Noah Redmond

Unfitness to Stand Trial

There are two limbs to what you used to be called the insanity defence.  The first is the defence of mental impairment and you can read about that here.

The second is unfitness to stand trial.

Everyone in a free country is entitled not to be found guilty of an offence unless and until they have either admitted their guilt or been found guilty following a fair trial.

What is to occur when a person is unable to make a rational decision about admitting their guilty or is unable to have a fair trial because of some characteristic personal to them?

The law has a system in place whereby a person can be found to be not fit to stand trial.

A person will be unfit to stand trial if the person’s mental processes are so disordered that they are:

  • unable to understand, or to respond rationally to, the charge or the allegations on which the charge is based; or
  • unable to exercise (or to give rational instructions about the exercise of) procedural rights (such as, for example, the right to challenge jurors); or
  • unable to understand the nature of the proceedings, or to follow the evidence or the course of the proceedings.

The bar as to whether any of these criteria is met is understandably set very high by the court.

Using the third criterion as an example, it would not be sufficient that a person not be able to understand the intricacies of the evidence.

In some cases, such as those involving complex DNA or fraud matters containing complex accounting, having to fully understand all of the evidence may mean that many people would not be fit to stand trial.

Rather, all that is required is that the person be capable of following the general nature of the evidence.

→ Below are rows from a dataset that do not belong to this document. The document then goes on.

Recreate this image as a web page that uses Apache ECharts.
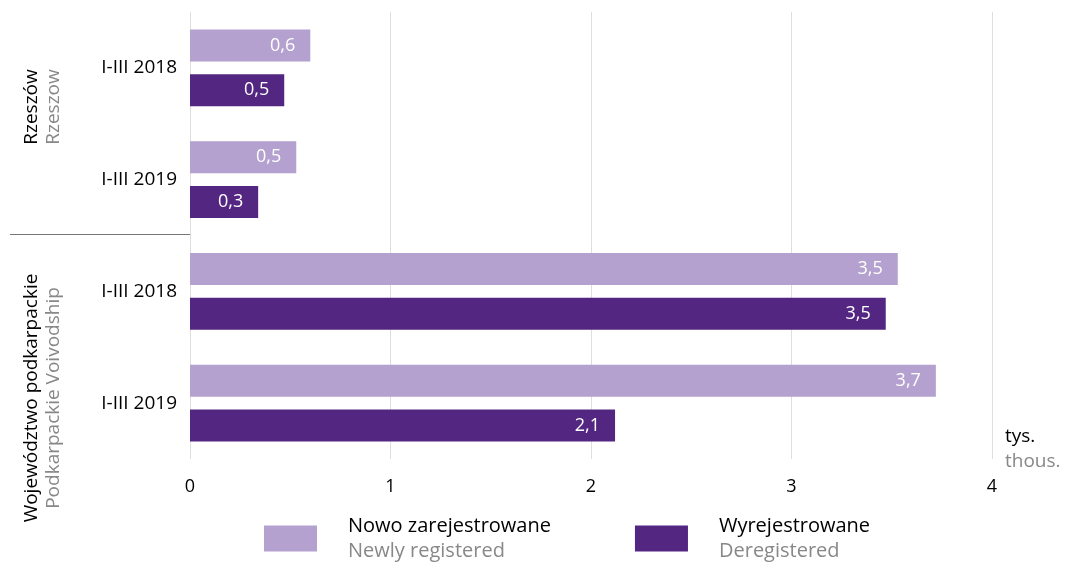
<!DOCTYPE html>
<html>
<head>
<meta charset="utf-8">
<script src="https://cdn.jsdelivr.net/npm/echarts@6/dist/echarts.min.js"></script>
<style>html,body{margin:0;padding:0;background:#fff}#c{width:1067px;height:562px}</style>
</head>
<body>
<div id="c"></div>
<script>
var categories = ['R-2018', 'R-2019', 'P-2018', 'P-2019'];
var categoryLabels = ['I-III 2018', 'I-III 2019', 'I-III 2018', 'I-III 2019'];
var newlyRegistered = [0.60, 0.53, 3.53, 3.72];
var deregistered = [0.47, 0.34, 3.47, 2.12];
var seriesNamesPL = ['Nowo zarejestrowane', 'Wyrejestrowane'];
var seriesNamesEN = ['Newly registered', 'Deregistered'];
var xTicks = [0, 1, 2, 3, 4];

var FONT = 'Open Sans';
var LIGHT = '#b4a1cf';
var DARK = '#522681';
var GRAY = '#888888';

var chart = echarts.init(document.getElementById('c'));
function fmt(v) { return v.toFixed(1).replace('.', ','); }
var labelCfg = {
  show: true, position: 'insideRight', distance: 15, color: '#fff',
  fontFamily: FONT, fontSize: 18,
  formatter: function (p) { return fmt(p.value); }
};
chart.setOption({
  animation: false,
  grid: { left: 190, right: 75, top: 12, bottom: 103, containLabel: false },
  xAxis: {
    type: 'value', min: xTicks[0], max: xTicks[xTicks.length - 1], interval: 1,
    axisLine: { show: false }, axisTick: { show: false },
    splitLine: { lineStyle: { color: '#dedede', width: 1 } },
    axisLabel: { color: '#000', fontFamily: FONT, fontSize: 18, margin: 19 }
  },
  yAxis: {
    type: 'category', data: categories, inverse: true,
    axisLine: { show: false }, axisTick: { show: false },
    axisLabel: {
      color: '#000', fontFamily: FONT, fontSize: 19, margin: 13,
      formatter: function (v, i) { return categoryLabels[i]; }
    }
  },
  legend: {
    left: 259, top: 511, itemWidth: 53, itemHeight: 26, itemGap: 84,
    icon: 'rect', selectedMode: false,
    data: seriesNamesPL,
    formatter: function (name) {
      var i = seriesNamesPL.indexOf(name);
      return '{a|' + name + '}\n{b|' + seriesNamesEN[i] + '}';
    },
    textStyle: {
      rich: {
        a: { color: '#000', fontFamily: FONT, fontSize: 20, lineHeight: 25, padding: [0, 0, 0, 26] },
        b: { color: GRAY, fontFamily: FONT, fontSize: 20, lineHeight: 25, padding: [0, 0, 0, 26] }
      }
    }
  },
  series: [
    { name: seriesNamesPL[0], type: 'bar', data: newlyRegistered, barWidth: 32, barGap: '40%',
      itemStyle: { color: LIGHT }, label: labelCfg },
    { name: seriesNamesPL[1], type: 'bar', data: deregistered, barWidth: 32, barGap: '40%',
      itemStyle: { color: DARK }, label: labelCfg }
  ],
  graphic: [
    { type: 'line', shape: { x1: 10, y1: 234.5, x2: 190, y2: 234.5 }, style: { stroke: '#777', lineWidth: 1 } },
    { type: 'text', x: 32, y: 107, rotation: Math.PI / 2,
      style: { text: 'Rzeszów', fill: '#000', font: '19px "' + FONT + '"', align: 'center', verticalAlign: 'middle' } },
    { type: 'text', x: 54, y: 107, rotation: Math.PI / 2,
      style: { text: 'Rzeszow', fill: GRAY, font: '19px "' + FONT + '"', align: 'center', verticalAlign: 'middle' } },
    { type: 'text', x: 32, y: 398, rotation: Math.PI / 2,
      style: { text: 'Województwo podkarpackie', fill: '#000', font: '19px "' + FONT + '"', align: 'center', verticalAlign: 'middle' } },
    { type: 'text', x: 54, y: 398, rotation: Math.PI / 2,
      style: { text: 'Podkarpackie Voivodship', fill: GRAY, font: '19px "' + FONT + '"', align: 'center', verticalAlign: 'middle' } },
    { type: 'text', x: 1005, y: 437,
      style: { text: 'tys.', fill: '#000', font: '19px "' + FONT + '"', align: 'left', verticalAlign: 'middle' } },
    { type: 'text', x: 1005, y: 462,
      style: { text: 'thous.', fill: GRAY, font: '19px "' + FONT + '"', align: 'left', verticalAlign: 'middle' } }
  ]
});
</script>
</body>
</html>
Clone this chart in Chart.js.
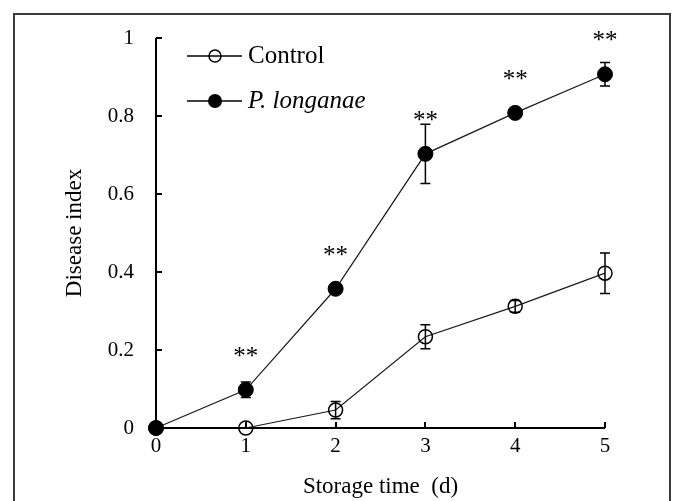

For example, in DNA evidence, the accused does not need to understand the complexities of primary, secondary and tertiary transfer or the possibilities of contamination.  They only need to be able to understand that a substance likely to be their DNA was found at the scene, or on an object, and that makes it more likely, though not conclusive, that they committed the offence.

When considering whether or not a person is fit to stand trial the court takes into account that the person is usually represented by a lawyer who can explain the process to them.

A court will usually make accommodations in order to ensure that a person is fit to stand trial, for example longer breaks and shorter sitting hours or having a companion available to the accused.

The onus is on the Defendant to establish that they are not fit to stand trial on the balance of probabilities.

If a defendant is not fit to stand trial, but is likely to regain fitness within 12 months, then the matter will be adjourned either until it is expected the defendant will regain fitness or 12 months, whichever is the sooner.

If a defendant is not fit to stand trial, but has committed the conduct alleged then they are declared liable to supervision.  That process is dealt with separately.